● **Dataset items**
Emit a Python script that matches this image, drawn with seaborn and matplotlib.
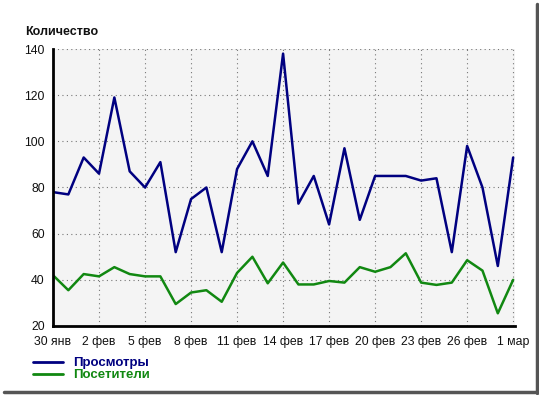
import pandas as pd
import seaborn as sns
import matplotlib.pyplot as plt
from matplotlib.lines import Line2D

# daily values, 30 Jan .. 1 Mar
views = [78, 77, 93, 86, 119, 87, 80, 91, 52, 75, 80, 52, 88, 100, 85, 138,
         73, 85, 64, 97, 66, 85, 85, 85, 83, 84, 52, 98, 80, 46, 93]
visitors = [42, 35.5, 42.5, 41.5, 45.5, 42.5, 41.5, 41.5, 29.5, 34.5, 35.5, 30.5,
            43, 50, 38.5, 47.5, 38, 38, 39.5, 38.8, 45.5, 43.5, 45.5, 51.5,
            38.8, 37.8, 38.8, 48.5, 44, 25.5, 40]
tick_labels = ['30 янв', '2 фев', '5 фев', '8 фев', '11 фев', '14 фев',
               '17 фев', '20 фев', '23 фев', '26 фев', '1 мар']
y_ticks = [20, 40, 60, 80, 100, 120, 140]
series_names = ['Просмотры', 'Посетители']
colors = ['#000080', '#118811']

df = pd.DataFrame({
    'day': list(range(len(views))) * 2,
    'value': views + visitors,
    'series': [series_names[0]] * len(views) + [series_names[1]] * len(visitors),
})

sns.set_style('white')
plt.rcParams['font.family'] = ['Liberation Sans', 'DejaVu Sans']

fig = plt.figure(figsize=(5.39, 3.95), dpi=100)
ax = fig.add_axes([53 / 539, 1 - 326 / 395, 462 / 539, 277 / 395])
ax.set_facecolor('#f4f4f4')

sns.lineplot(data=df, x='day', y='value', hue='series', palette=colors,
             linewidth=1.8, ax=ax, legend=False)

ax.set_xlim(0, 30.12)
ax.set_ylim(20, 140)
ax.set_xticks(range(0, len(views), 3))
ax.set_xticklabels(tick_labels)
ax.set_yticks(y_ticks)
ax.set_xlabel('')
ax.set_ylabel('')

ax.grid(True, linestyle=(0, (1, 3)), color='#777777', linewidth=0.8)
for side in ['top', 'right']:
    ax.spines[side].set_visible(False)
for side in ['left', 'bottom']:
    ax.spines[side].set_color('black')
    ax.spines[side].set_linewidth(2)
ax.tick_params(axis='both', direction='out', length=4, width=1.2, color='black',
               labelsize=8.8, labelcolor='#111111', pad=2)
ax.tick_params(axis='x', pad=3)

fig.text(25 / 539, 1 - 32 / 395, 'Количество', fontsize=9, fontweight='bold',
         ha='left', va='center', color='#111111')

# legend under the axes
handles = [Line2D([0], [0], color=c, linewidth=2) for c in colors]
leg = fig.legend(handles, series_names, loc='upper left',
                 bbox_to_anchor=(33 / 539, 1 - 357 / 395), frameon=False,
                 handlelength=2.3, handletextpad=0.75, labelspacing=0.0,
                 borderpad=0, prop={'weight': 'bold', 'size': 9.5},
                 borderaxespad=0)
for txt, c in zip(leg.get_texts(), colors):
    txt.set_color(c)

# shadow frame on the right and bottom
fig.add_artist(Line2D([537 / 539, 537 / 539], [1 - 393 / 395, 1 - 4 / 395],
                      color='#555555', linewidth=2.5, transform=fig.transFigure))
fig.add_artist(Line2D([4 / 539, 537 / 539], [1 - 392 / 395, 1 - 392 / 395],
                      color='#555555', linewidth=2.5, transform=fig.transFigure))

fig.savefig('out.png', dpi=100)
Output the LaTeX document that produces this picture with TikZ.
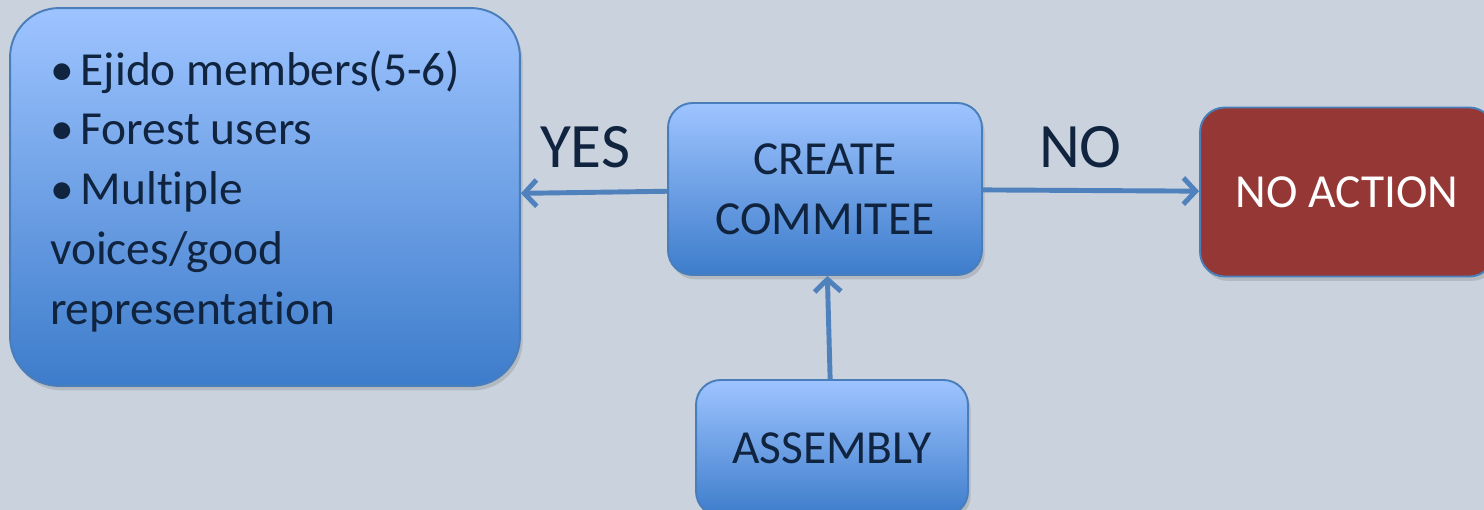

● **The task**
Return all of the entries exactly as written, but drop any pictures they hold.

● **Answer in full**
Emit a Python script that matches this image, drawn with seaborn and matplotlib.
import pandas as pd
import seaborn as sns
import matplotlib.pyplot as plt
from matplotlib.lines import Line2D

# daily values, 30 Jan .. 1 Mar
views = [78, 77, 93, 86, 119, 87, 80, 91, 52, 75, 80, 52, 88, 100, 85, 138,
         73, 85, 64, 97, 66, 85, 85, 85, 83, 84, 52, 98, 80, 46, 93]
visitors = [42, 35.5, 42.5, 41.5, 45.5, 42.5, 41.5, 41.5, 29.5, 34.5, 35.5, 30.5,
            43, 50, 38.5, 47.5, 38, 38, 39.5, 38.8, 45.5, 43.5, 45.5, 51.5,
            38.8, 37.8, 38.8, 48.5, 44, 25.5, 40]
tick_labels = ['30 янв', '2 фев', '5 фев', '8 фев', '11 фев', '14 фев',
               '17 фев', '20 фев', '23 фев', '26 фев', '1 мар']
y_ticks = [20, 40, 60, 80, 100, 120, 140]
series_names = ['Просмотры', 'Посетители']
colors = ['#000080', '#118811']

df = pd.DataFrame({
    'day': list(range(len(views))) * 2,
    'value': views + visitors,
    'series': [series_names[0]] * len(views) + [series_names[1]] * len(visitors),
})

sns.set_style('white')
plt.rcParams['font.family'] = ['Liberation Sans', 'DejaVu Sans']

fig = plt.figure(figsize=(5.39, 3.95), dpi=100)
ax = fig.add_axes([53 / 539, 1 - 326 / 395, 462 / 539, 277 / 395])
ax.set_facecolor('#f4f4f4')

sns.lineplot(data=df, x='day', y='value', hue='series', palette=colors,
             linewidth=1.8, ax=ax, legend=False)

ax.set_xlim(0, 30.12)
ax.set_ylim(20, 140)
ax.set_xticks(range(0, len(views), 3))
ax.set_xticklabels(tick_labels)
ax.set_yticks(y_ticks)
ax.set_xlabel('')
ax.set_ylabel('')

ax.grid(True, linestyle=(0, (1, 3)), color='#777777', linewidth=0.8)
for side in ['top', 'right']:
    ax.spines[side].set_visible(False)
for side in ['left', 'bottom']:
    ax.spines[side].set_color('black')
    ax.spines[side].set_linewidth(2)
ax.tick_params(axis='both', direction='out', length=4, width=1.2, color='black',
               labelsize=8.8, labelcolor='#111111', pad=2)
ax.tick_params(axis='x', pad=3)

fig.text(25 / 539, 1 - 32 / 395, 'Количество', fontsize=9, fontweight='bold',
         ha='left', va='center', color='#111111')

# legend under the axes
handles = [Line2D([0], [0], color=c, linewidth=2) for c in colors]
leg = fig.legend(handles, series_names, loc='upper left',
                 bbox_to_anchor=(33 / 539, 1 - 357 / 395), frameon=False,
                 handlelength=2.3, handletextpad=0.75, labelspacing=0.0,
                 borderpad=0, prop={'weight': 'bold', 'size': 9.5},
                 borderaxespad=0)
for txt, c in zip(leg.get_texts(), colors):
    txt.set_color(c)

# shadow frame on the right and bottom
fig.add_artist(Line2D([537 / 539, 537 / 539], [1 - 393 / 395, 1 - 4 / 395],
                      color='#555555', linewidth=2.5, transform=fig.transFigure))
fig.add_artist(Line2D([4 / 539, 537 / 539], [1 - 392 / 395, 1 - 392 / 395],
                      color='#555555', linewidth=2.5, transform=fig.transFigure))

fig.savefig('out.png', dpi=100)
Output the LaTeX document that produces this picture with TikZ.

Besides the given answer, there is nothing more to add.